By default, file targets are visible only from the same package. To make a file accessible from another package, use exports_files.

If the call to exports_files specifies the visibility attribute, that visibility applies. Otherwise, the file is public (the default_visibility is ignored).

When possible, prefer exposing a library or another type of rule instead of a source file. For example, declare a java_library instead of exporting a .java file. It’s good form for a rule target to only directly include sources in its own package.

Example

File //frobber/data/BUILD:

exports_files(["readme.txt"])

File //frobber/bin/BUILD:

cc_binary(
  name = "my-program",
  data = ["//frobber/data:readme.txt"],
)

Legacy behavior

If the flag --incompatible_no_implicit_file_export is not set, a legacy behavior applies instead.

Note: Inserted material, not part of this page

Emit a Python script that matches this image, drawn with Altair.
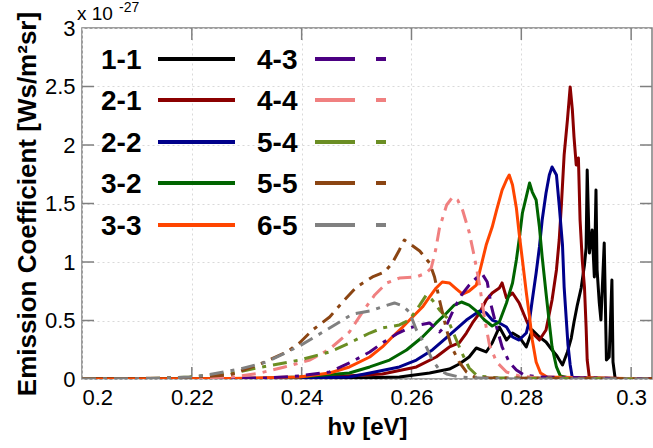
import altair as alt
import pandas as pd

# ---------------- data ----------------
names = ["1-1", "2-1", "2-2", "3-2", "3-3", "4-3", "4-4", "5-4", "5-5", "6-5"]
colors = ["#000000", "#8b0000", "#00008b", "#006400", "#ff4500",
          "#4b0082", "#f08080", "#6b8e23", "#8b4513", "#808080"]
dashed = [False, False, False, False, False, True, True, True, True, True]

x_11 = [0.2, 0.2451, 0.2578, 0.2633, 0.2669, 0.2687, 0.2705, 0.2718, 0.2736, 0.2747, 0.276, 0.2773, 0.2784,
        0.2796, 0.2809, 0.282, 0.2833, 0.2845, 0.2856, 0.2865, 0.2875, 0.2884, 0.2891, 0.2896, 0.2902, 0.2909,
        0.2915, 0.2918, 0.292, 0.2924, 0.2929, 0.2933, 0.2936, 0.2938, 0.2942, 0.2945, 0.2951, 0.2955, 0.296,
        0.2965, 0.2967, 0.2971, 0.3038]
y_11 = [0, 0.004, 0.017, 0.051, 0.085, 0.128, 0.188, 0.265, 0.231, 0.308, 0.444, 0.333, 0.393,
        0.359, 0.274, 0.419, 0.359, 0.316, 0.248, 0.197, 0.12, 0.231, 0.35, 0.487, 0.632, 0.778,
        0.974, 1.12, 1.786, 1.077, 1.274, 0.872, 1.615, 0.932, 0.65, 0.504, 1.162, 0.162, 0.188,
        0.846, 0.145, 0, 0]

x_21 = [0.2, 0.2396, 0.2547, 0.2609, 0.2645, 0.2669, 0.2687, 0.27, 0.2711, 0.2724, 0.2736, 0.2747, 0.276,
        0.2765, 0.2773, 0.2784, 0.2796, 0.2809, 0.282, 0.2833, 0.2845, 0.2856, 0.2864, 0.2869, 0.2873, 0.2878,
        0.2884, 0.2889, 0.2893, 0.2896, 0.29, 0.2904, 0.2907, 0.2911, 0.2915, 0.2918, 0.292, 0.2924, 0.3038]
y_21 = [0, 0.004, 0.043, 0.103, 0.188, 0.274, 0.308, 0.393, 0.479, 0.564, 0.675, 0.735, 0.778,
        0.821, 0.692, 0.735, 0.65, 0.504, 0.393, 0.333, 0.419, 0.675, 0.932, 1.188, 1.487, 1.915,
        2.214, 2.496, 2.299, 2.068, 1.829, 1.889, 1.359, 1.017, 0.786, 0.444, 0.162, 0.009, 0]

x_22 = [0.2, 0.236, 0.2487, 0.2524, 0.2578, 0.2609, 0.2638, 0.2669, 0.27, 0.2724, 0.2736, 0.2747, 0.276,
        0.2773, 0.2784, 0.2796, 0.2809, 0.2815, 0.282, 0.2827, 0.2833, 0.2838, 0.2845, 0.2851, 0.2856,
        0.2864, 0.2869, 0.2875, 0.2878, 0.2882, 0.2885, 0.2889, 0.2893, 0.3038]
y_22 = [0, 0.004, 0.017, 0.051, 0.103, 0.162, 0.248, 0.376, 0.504, 0.581, 0.564, 0.504, 0.479,
        0.444, 0.359, 0.333, 0.393, 0.504, 0.675, 0.906, 1.128, 1.359, 1.59, 1.744, 1.812,
        1.744, 1.487, 1.145, 0.786, 0.504, 0.291, 0.12, 0.009, 0]

x_32 = [0.2, 0.2305, 0.2396, 0.2487, 0.2524, 0.256, 0.2591, 0.262, 0.2645, 0.2664, 0.2678, 0.2691, 0.2705,
        0.272, 0.2733, 0.2747, 0.276, 0.2773, 0.2784, 0.2791, 0.2796, 0.2802, 0.2809, 0.2815, 0.282, 0.2827,
        0.2833, 0.2838, 0.2845, 0.2851, 0.2856, 0.2864, 0.2871, 0.2887, 0.3038]
y_32 = [0, 0.004, 0.017, 0.051, 0.103, 0.162, 0.248, 0.359, 0.479, 0.564, 0.632, 0.658, 0.632,
        0.573, 0.504, 0.453, 0.487, 0.65, 0.821, 1.017, 1.188, 1.419, 1.556, 1.675, 1.598, 1.53,
        1.299, 1.043, 0.735, 0.479, 0.274, 0.103, 0.026, 0.009, 0]

x_33 = [0.2, 0.2269, 0.2396, 0.2451, 0.2487, 0.2524, 0.2547, 0.2565, 0.2584, 0.2602, 0.262, 0.2633,
        0.2645, 0.2656, 0.2669, 0.2682, 0.2693, 0.2705, 0.2718, 0.2725, 0.2736, 0.2747, 0.2755, 0.2765,
        0.2773, 0.2778, 0.2784, 0.2791, 0.2796, 0.2802, 0.2809, 0.2815, 0.282, 0.2827, 0.2835, 0.2847, 0.3038]
y_33 = [0, 0.004, 0.017, 0.051, 0.103, 0.188, 0.274, 0.359, 0.444, 0.53, 0.615, 0.701,
        0.778, 0.829, 0.821, 0.769, 0.726, 0.752, 0.803, 0.932, 1.145, 1.299, 1.444, 1.615,
        1.701, 1.744, 1.658, 1.462, 1.248, 1.017, 0.744, 0.53, 0.333, 0.145, 0.051, 0.017, 0]

x_43 = [0.2, 0.2215, 0.2336, 0.2396, 0.2451, 0.2487, 0.2524, 0.2547, 0.2573, 0.2596, 0.2615, 0.2633,
        0.2651, 0.2664, 0.2678, 0.2691, 0.2705, 0.2718, 0.2729, 0.2738, 0.2745, 0.2755, 0.2765, 0.2778,
        0.2791, 0.2805, 0.2833, 0.3038]
y_43 = [0, 0.004, 0.009, 0.026, 0.06, 0.137, 0.231, 0.308, 0.385, 0.436, 0.462, 0.479,
        0.402, 0.462, 0.607, 0.718, 0.803, 0.863, 0.897, 0.829, 0.632, 0.444, 0.274, 0.145,
        0.077, 0.034, 0.017, 0]

x_44 = [0.2, 0.2178, 0.2275, 0.2324, 0.2369, 0.2396, 0.2415, 0.2451, 0.2487, 0.2511, 0.2533, 0.2555,
        0.2578, 0.2609, 0.2627, 0.2636, 0.2644, 0.2651, 0.2664, 0.2675, 0.2684, 0.2693, 0.2705, 0.2715,
        0.2724, 0.2733, 0.2742, 0.2755, 0.2773, 0.2796, 0.2833, 0.3038]
y_44 = [0, 0.004, 0.017, 0.051, 0.103, 0.137, 0.162, 0.256, 0.402, 0.573, 0.718, 0.821,
        0.863, 0.872, 0.906, 0.949, 1.103, 1.291, 1.487, 1.556, 1.53, 1.444, 1.256, 1.034,
        0.803, 0.521, 0.291, 0.145, 0.06, 0.026, 0.009, 0]

x_54 = [0.2, 0.2124, 0.2196, 0.2275, 0.2318, 0.2396, 0.2451, 0.2487, 0.2524, 0.2547, 0.2578, 0.2596,
        0.2615, 0.2627, 0.2638, 0.2651, 0.2665, 0.2678, 0.2691, 0.2705, 0.272, 0.276, 0.3038]
y_54 = [0, 0.004, 0.017, 0.051, 0.094, 0.162, 0.231, 0.308, 0.393, 0.436, 0.462, 0.504,
        0.632, 0.718, 0.675, 0.59, 0.521, 0.376, 0.231, 0.094, 0.026, 0.009, 0]

x_55 = [0.2, 0.2178, 0.2269, 0.2329, 0.2373, 0.2396, 0.242, 0.2451, 0.2478, 0.25, 0.2529, 0.2551, 0.2565,
        0.2578, 0.2587, 0.26, 0.2615, 0.2633, 0.2642, 0.2651, 0.2664, 0.2673, 0.2687, 0.27, 0.2715, 0.2742,
        0.3038]
y_55 = [0, 0.009, 0.034, 0.137, 0.231, 0.308, 0.419, 0.53, 0.675, 0.786, 0.872, 0.915, 0.991,
        1.103, 1.188, 1.145, 1.094, 0.991, 0.872, 0.675, 0.419, 0.274, 0.145, 0.06, 0.017, 0.009,
        0]

x_65 = [0.2, 0.2124, 0.22, 0.2227, 0.2287, 0.2336, 0.2396, 0.2451, 0.2493, 0.2524, 0.2551, 0.2569,
        0.2584, 0.2596, 0.2609, 0.2627, 0.2638, 0.2651, 0.2664, 0.2687, 0.2724, 0.2796, 0.3038]
y_65 = [0, 0.004, 0.017, 0.034, 0.085, 0.145, 0.282, 0.436, 0.556, 0.581, 0.624, 0.65,
        0.624, 0.573, 0.419, 0.274, 0.162, 0.077, 0.043, 0.017, 0.009, 0, 0]

series_x = [x_11, x_21, x_22, x_32, x_33, x_43, x_44, x_54, x_55, x_65]
series_y = [y_11, y_21, y_22, y_32, y_33, y_43, y_44, y_54, y_55, y_65]

x_ticks = [0.2, 0.22, 0.24, 0.26, 0.28, 0.3]
y_ticks = [0, 0.5, 1, 1.5, 2, 2.5, 3]

# ---------------- layout / style ----------------
W, H = 570, 351
FONT = "Liberation Sans"
GRAY = "#7f7f7f"
TICK = 12

xscale = alt.Scale(domain=[0.2, 0.3038], nice=False, zero=False)
yscale = alt.Scale(domain=[0, 3], nice=False)

xaxis = alt.Axis(values=x_ticks, format=".2~f", title="hν [eV]", ticks=False, domain=False,
                 grid=True, gridColor="#d9d9d9", gridDash=[2, 3], gridWidth=1,
                 labelFont=FONT, labelFontSize=22, labelColor="#000000", labelPadding=8,
                 titleFont=FONT, titleFontSize=24, titleFontWeight="bold", titleColor="#000000",
                 titlePadding=7, labelOverlap=False)
yaxis = alt.Axis(values=y_ticks, format="~g", title="Emission Coefficient [Ws/m²sr]", ticks=False,
                 domain=False, grid=True, gridColor="#d9d9d9", gridDash=[2, 3], gridWidth=1,
                 labelFont=FONT, labelFontSize=22, labelColor="#000000", labelPadding=7,
                 titleFont=FONT, titleFontSize=26, titleFontWeight="bold", titleColor="#000000",
                 titlePadding=4, labelOverlap=False)

layers = []

# inward ticks on all four sides
xt = pd.DataFrame({"v": x_ticks[1:]})
yt = pd.DataFrame({"v": y_ticks[1:-1]})
layers.append(alt.Chart(xt).mark_rule(color=GRAY, strokeWidth=1.5).encode(
    x=alt.X("v:Q", scale=xscale, axis=xaxis), y=alt.value(H), y2=alt.value(H - TICK)))
layers.append(alt.Chart(xt).mark_rule(color=GRAY, strokeWidth=1.5).encode(
    x=alt.X("v:Q", scale=xscale, axis=xaxis), y=alt.value(0), y2=alt.value(TICK)))
layers.append(alt.Chart(yt).mark_rule(color=GRAY, strokeWidth=1.5).encode(
    y=alt.Y("v:Q", scale=yscale, axis=yaxis), x=alt.value(0), x2=alt.value(TICK)))
layers.append(alt.Chart(yt).mark_rule(color=GRAY, strokeWidth=1.5).encode(
    y=alt.Y("v:Q", scale=yscale, axis=yaxis), x=alt.value(W), x2=alt.value(W - TICK)))

# curves
for name, col, dsh, xs, ys in zip(names, colors, dashed, series_x, series_y):
    assert len(xs) == len(ys), name
    df = pd.DataFrame({"x": xs, "y": ys})
    kw = dict(color=col, strokeWidth=3, clip=True, strokeJoin="round")
    if dsh:
        kw["strokeDash"] = [14, 7, 4, 7]
    layers.append(alt.Chart(df).mark_line(**kw).encode(
        x=alt.X("x:Q", scale=xscale, axis=xaxis),
        y=alt.Y("y:Q", scale=yscale, axis=yaxis)))

# manual legend (two columns, label left of line sample)
row_y = [31, 72, 114, 155, 197]
one = pd.DataFrame({"a": [0]})
for i, (name, col, dsh) in enumerate(zip(names, colors, dashed)):
    r = i % 5
    c = i // 5
    tx = 19 if c == 0 else 175
    layers.append(alt.Chart(pd.DataFrame({"t": [name]})).mark_text(
        font=FONT, fontSize=28, fontWeight="bold", align="left", baseline="alphabetic",
        color="#000000").encode(text="t:N", x=alt.value(tx), y=alt.value(row_y[r] + 10)))
    if c == 0:
        segs = [(76, 153)]
    else:
        segs = [(233, 273), (294, 304)]
    for a, b in segs:
        layers.append(alt.Chart(one).mark_rule(color=col, strokeWidth=4).encode(
            x=alt.value(a), x2=alt.value(b), y=alt.value(row_y[r])))

# exponent label
layers.append(alt.Chart(pd.DataFrame({"t": ["x 10"]})).mark_text(
    font=FONT, fontSize=19, align="left", baseline="alphabetic", color="#000000").encode(
    text="t:N", x=alt.value(-5), y=alt.value(-8)))
layers.append(alt.Chart(pd.DataFrame({"t": ["-27"]})).mark_text(
    font=FONT, fontSize=14, align="left", baseline="alphabetic", color="#000000").encode(
    text="t:N", x=alt.value(37), y=alt.value(-16)))

chart = alt.layer(*layers).properties(
    width=W, height=H,
    autosize=alt.AutoSizeParams(type="none"),
    padding={"left": 82, "top": 28, "right": 1, "bottom": 69},
    background="#ffffff",
).configure_view(stroke=GRAY, strokeWidth=1.5)

chart.save("out.html", embed_options={"renderer": "svg", "actions": False})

With the legacy behavior, files used by at least one rule target in the package are implicitly exported using the default_visibility specification. See the design proposal for more details.

Visibility of bzl files

load statements are currently not subject to visibility. It is possible to load a bzl file anywhere in the workspace.

Visibility of implicit dependencies

Some rules have implicit dependencies. For example, a C++ rule might implicitly depend on a C++ compiler.

Currently, implicit dependencies are treated like normal dependencies. They need to be visible by all instances of the rule. This behavior can be changed using --incompatible_visibility_private_attributes_at_definition.

Best practices

  • Avoid setting the default visibility to public. It may be convenient for prototyping or in small codebases, but it is discouraged in large codebases: try to be explicit about which targets are part of the public interface.

  • Use package_group to share the visibility specifications among multiple targets. This is especially useful when targets in many BUILD files should be exposed to the same set of packages.

  • Use fine-grained visibility specifications when deprecating a target. Restrict the visibility to the current users to avoid new dependencies.